Convergence/divergence of a messy integral: $\int_1^\infty\frac{\arctan(9x)}{1+9x^3}\:dx$ Considering $$
\int_1^\infty\frac{\arctan(9x)}{1+9x^3}\:dx
$$
I am trying to show convergence but looking to use Dirichlet's test and wanted to see if we can do it this way.
Are we supposed to show Acrtan(u) is bounded or THE ABSOLUTE Value of arctan(u) is bounded?
Also, looking for Dirichlet test, not comparision test
 A: Method 1.
One may recall that,
$$
|\arctan u|\leq \frac{\pi}2, \quad u \in \mathbb{R},
$$ giving
$$
\left|\int_1^\infty\frac{\arctan(9x)}{1+9x^3}\:dx\right|\leq \frac{\pi}2\int_1^\infty\frac1{1+9x^3}\:dx\leq \frac{\pi}{18}\int_1^\infty\frac{dx}{x^3}<\infty,
$$ the given integral is thus convergent.
Method 2. Dirichlet's test for integrals.

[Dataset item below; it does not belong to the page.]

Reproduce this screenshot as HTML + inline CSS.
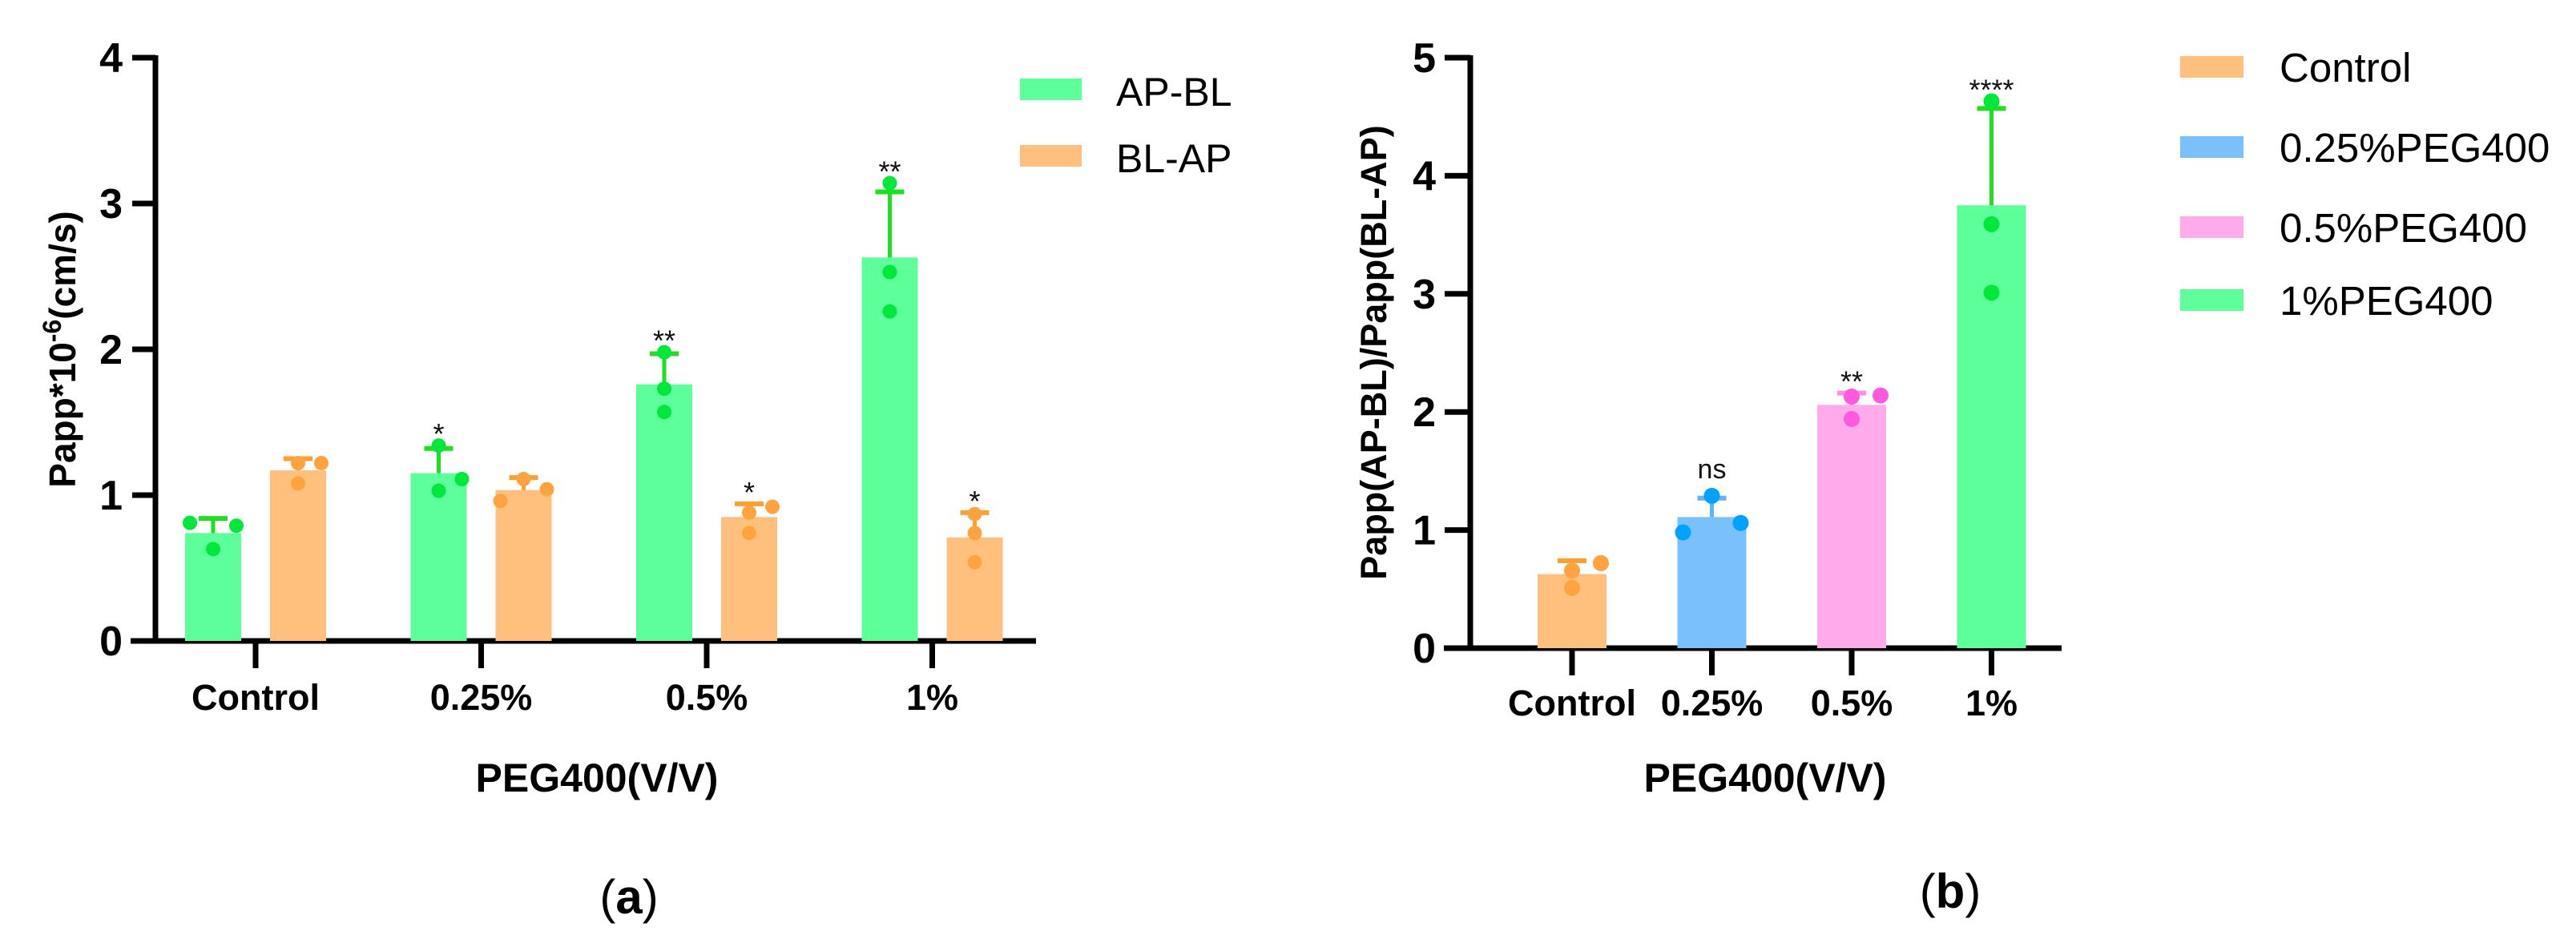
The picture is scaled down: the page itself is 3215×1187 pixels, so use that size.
<!DOCTYPE html>
<html><head><meta charset="utf-8"><style>
html,body{margin:0;padding:0;background:#fff;}
svg{display:block;}
text{font-family:"Liberation Sans",Arial,sans-serif;}
</style></head><body>
<svg id="fig" width="3215" height="1187" viewBox="0 0 3215 1187"></svg>
<script>
// ---------- Panel (a) data ----------
const catsA = ["Control","0.25%","0.5%","1%"];
const seriesA = ["AP-BL","BL-AP"];
const meanAPBL = [0.74,1.15,1.76,2.63];
const errAPBL  = [0.84,1.32,1.97,3.08];
const meanBLAP = [1.17,1.035,0.85,0.71];
const errBLAP  = [1.25,1.12,0.94,0.88];
const ptsAPBL = [[0.81,0.63,0.79],[1.34,1.03,1.11],[1.98,1.73,1.57],[3.14,2.53,2.26]];
const ptsBLAP = [[1.22,1.08,1.22],[0.96,1.11,1.04],[0.88,0.74,0.92],[0.87,0.74,0.54]];
const sigAPBL = ["","*","**","**"];
const sigBLAP = ["","","*","*"];
const ticksA = [0,1,2,3,4];
// ---------- Panel (b) data ----------
const catsB = ["Control","0.25%","0.5%","1%"];
const legendB = ["Control","0.25%PEG400","0.5%PEG400","1%PEG400"];
const meanB = [0.627,1.11,2.06,3.75];
const errB  = [0.74,1.27,2.16,4.57];
const ptsB  = [[0.656,0.51,0.72],[1.29,0.98,1.06],[2.13,1.94,2.14],[4.63,3.59,3.01]];
const sigB  = ["","ns","**","****"];
const ticksB = [0,1,2,3,4,5];

const NS="http://www.w3.org/2000/svg";
const svg=document.getElementById('fig');
function el(tag,attrs,parent,txt){const e=document.createElementNS(NS,tag);for(const k in attrs)e.setAttribute(k,attrs[k]);if(txt!==undefined)e.textContent=txt;(parent||svg).appendChild(e);return e;}

const GREEN_BAR="#5cff9a",GREEN_DOT="#00e83a",ORANGE_BAR="#ffc07e",ORANGE_DOT="#ffa340",BLUE_BAR="#7ac0fd",BLUE_DOT="#00a2ff",PINK_BAR="#ffaaea",PINK_DOT="#ff5ade";

const jitA1=[[-1,0,1],[0,0,1],[0,0,0],[0,0,0]];
const jitA2=[[0,0,1],[-1,0,1],[0,0,1],[0,0,0]];
const jitB=[[0,0,1],[0,-1,1],[0,0,1],[0,0,0]];

function drawBar(g,cx,w,v,e,pts,jit,jw,yS,barC,dotC,errC,r,sig,name){
  const y0=yS(0);
  let b=el('rect',{x:cx-w/2,y:yS(v),width:w,height:y0-yS(v),fill:barC},g);
  
  
  let l=el('line',{x1:cx,x2:cx,y1:yS(v),y2:yS(e),stroke:errC,'stroke-width':5},g);
  
  
  let c=el('line',{x1:cx-18,x2:cx+18,y1:yS(e),y2:yS(e),stroke:errC,'stroke-width':6},g);
  
  
  pts.forEach((p,i)=>{
    let d=el('circle',{cx:cx+jit[i]*jw,cy:yS(p),r:r,fill:dotC},g);
    
    
  });
  if(sig){
    const top=Math.max(e,...pts);
    let s=el('text',{x:cx,y:yS(top)-(sig==='ns'?22:2),'text-anchor':'middle','font-size':sig==='ns'?34:36,fill:'#111'},g,sig);
    
    
  }
}

// ===== Panel A =====
const gA=el('g',{});


const yA=v=>800-v*182;
const xA=i=>319+i*281.5;
let ax=el('line',{x1:194,x2:194,y1:69,y2:803,stroke:'#000','stroke-width':7},gA);

let xx=el('line',{x1:163,x2:1293,y1:800,y2:800,stroke:'#000','stroke-width':7},gA);

ticksA.forEach(t=>{
  el('line',{x1:165,x2:194,y1:yA(t),y2:yA(t),stroke:'#000','stroke-width':7},gA);
  let tl=el('text',{x:153,y:yA(t)+18,'text-anchor':'end','font-size':52,'font-weight':'bold'},gA,String(t));
  
});
catsA.forEach((c,i)=>{
  el('line',{x1:xA(i),x2:xA(i),y1:800,y2:834,stroke:'#000','stroke-width':7},gA);
  let tl=el('text',{x:xA(i),y:886,'text-anchor':'middle','font-size':45,'font-weight':'bold'},gA,c);
  
  drawBar(gA,xA(i)-53,70,meanAPBL[i],errAPBL[i],ptsAPBL[i],jitA1[i],29,yA,GREEN_BAR,GREEN_DOT,"#1fe01f",9,sigAPBL[i],'ap-bl-'+i);
  drawBar(gA,xA(i)+53,70,meanBLAP[i],errBLAP[i],ptsBLAP[i],jitA2[i],29,yA,ORANGE_BAR,ORANGE_DOT,"#ff9f2e",9,sigBLAP[i],'bl-ap-'+i);
});
let yt=el('text',{x:0,y:0,transform:'translate(94,436) rotate(-90)','text-anchor':'middle','font-size':46,'font-weight':'bold'},gA);

el('tspan',{},yt,'Papp*10');el('tspan',{dy:-18,'font-size':32},yt,'-6');el('tspan',{dy:18},yt,'(cm/s)');
let xt=el('text',{x:745,y:988,'text-anchor':'middle','font-size':50,'font-weight':'bold'},gA,'PEG400(V/V)');

[[GREEN_BAR,112],[ORANGE_BAR,195]].forEach((s,i)=>{
  let r=el('rect',{x:1273,y:s[1]-14,width:77,height:27,fill:s[0]},gA);
  
  let t=el('text',{x:1393,y:s[1]+20,'font-size':50},gA,seriesA[i]);
  
});
let capA=el('text',{x:785,y:1140,'text-anchor':'middle','font-size':60,'font-family':'"Liberation Serif",serif'},gA);

el('tspan',{},capA,'(');el('tspan',{'font-weight':'bold'},capA,'a');el('tspan',{},capA,')');

// ===== Panel B =====
const gB=el('g',{});


const yB=v=>809-v*147.4;
const xB=i=>1962+i*174.5;
let bx=el('line',{x1:1835,x2:1835,y1:69,y2:812,stroke:'#000','stroke-width':7},gB);

let bxx=el('line',{x1:1802,x2:2573,y1:809,y2:809,stroke:'#000','stroke-width':7},gB);

ticksB.forEach(t=>{
  el('line',{x1:1803,x2:1835,y1:yB(t),y2:yB(t),stroke:'#000','stroke-width':7},gB);
  let tl=el('text',{x:1792,y:yB(t)+18,'text-anchor':'end','font-size':52,'font-weight':'bold'},gB,String(t));
  
});
const barsB=[[ORANGE_BAR,ORANGE_DOT,"#ff9f2e"],[BLUE_BAR,BLUE_DOT,"#5db5ff"],[PINK_BAR,PINK_DOT,"#ff8ee6"],[GREEN_BAR,GREEN_DOT,"#1fe01f"]];
catsB.forEach((c,i)=>{
  el('line',{x1:xB(i),x2:xB(i),y1:809,y2:843,stroke:'#000','stroke-width':7},gB);
  let tl=el('text',{x:xB(i),y:893,'text-anchor':'middle','font-size':45,'font-weight':'bold'},gB,c);
  
  drawBar(gB,xB(i),86,meanB[i],errB[i],ptsB[i],jitB[i],36,yB,barsB[i][0],barsB[i][1],barsB[i][2],10,sigB[i],'ratio-'+i);
});
let yt2=el('text',{x:0,y:0,transform:'translate(1730,440) rotate(-90)','text-anchor':'middle','font-size':45,'font-weight':'bold'},gB,'Papp(AP-BL)/Papp(BL-AP)');

let xt2=el('text',{x:2203,y:988,'text-anchor':'middle','font-size':50,'font-weight':'bold'},gB,'PEG400(V/V)');

const legY=[84,184,284,375];
legendB.forEach((s,i)=>{
  let r=el('rect',{x:2721,y:legY[i]-14,width:79,height:27,fill:barsB[i][0]},gB);
  
  let t=el('text',{x:2845,y:legY[i]+18,'font-size':51},gB,s);
  
});
let capB=el('text',{x:2434,y:1133,'text-anchor':'middle','font-size':60,'font-family':'"Liberation Serif",serif'},gB);

el('tspan',{},capB,'(');el('tspan',{'font-weight':'bold'},capB,'b');el('tspan',{},capB,')');
</script>
</body></html>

We may write the given integrand as 
$$
\frac{\arctan(9x)}{1+9x^3}=\frac{\arctan(9x)}{x^2}\times\frac{x^2}{1+9x^3}.
$$ One has
$$
\left|\int_a^b\frac{\arctan (9x)}{x^2} \:dx\right|\leq \frac{\pi}{2}\left|\int_a^b\frac{1}{x^2} \:dx\right|\leq \pi, \quad b\geq a\geq1,
$$ and one has
$$
x \mapsto \frac{x^2}{1+9x^3}
$$ decreasing over $[1,\infty)$, tending to $0$ as $x \to \infty$. The given integral is thus convergent.
A: $\arctan(x)$ is positive and bounded by $\frac{\pi}{2}$ on $\mathbb{R}^+$, hence the integral is trivially convergent.
We may notice that:
$$ \int_{1}^{+\infty}\frac{\arctan(9x)}{1+9x^3}\,dx = \int_{0}^{1}\frac{\frac{\pi}{2}-\arctan\frac{x}{9}}{x^2+\frac{9}{x}}\,dx $$
where $\int_{0}^{1}\frac{x}{x^3+9}\,dx $ can be computed from partial fraction decomposition, as well as:
$$ I(\alpha) = \int_{0}^{1}\frac{x^2\,dx}{(x^3+9)(\alpha^2+x^2)}.$$
By differentiation under the integral sign, to compute the given integral it is enough to compute $\int_{0}^{1/9}I(\alpha)\,d\alpha$.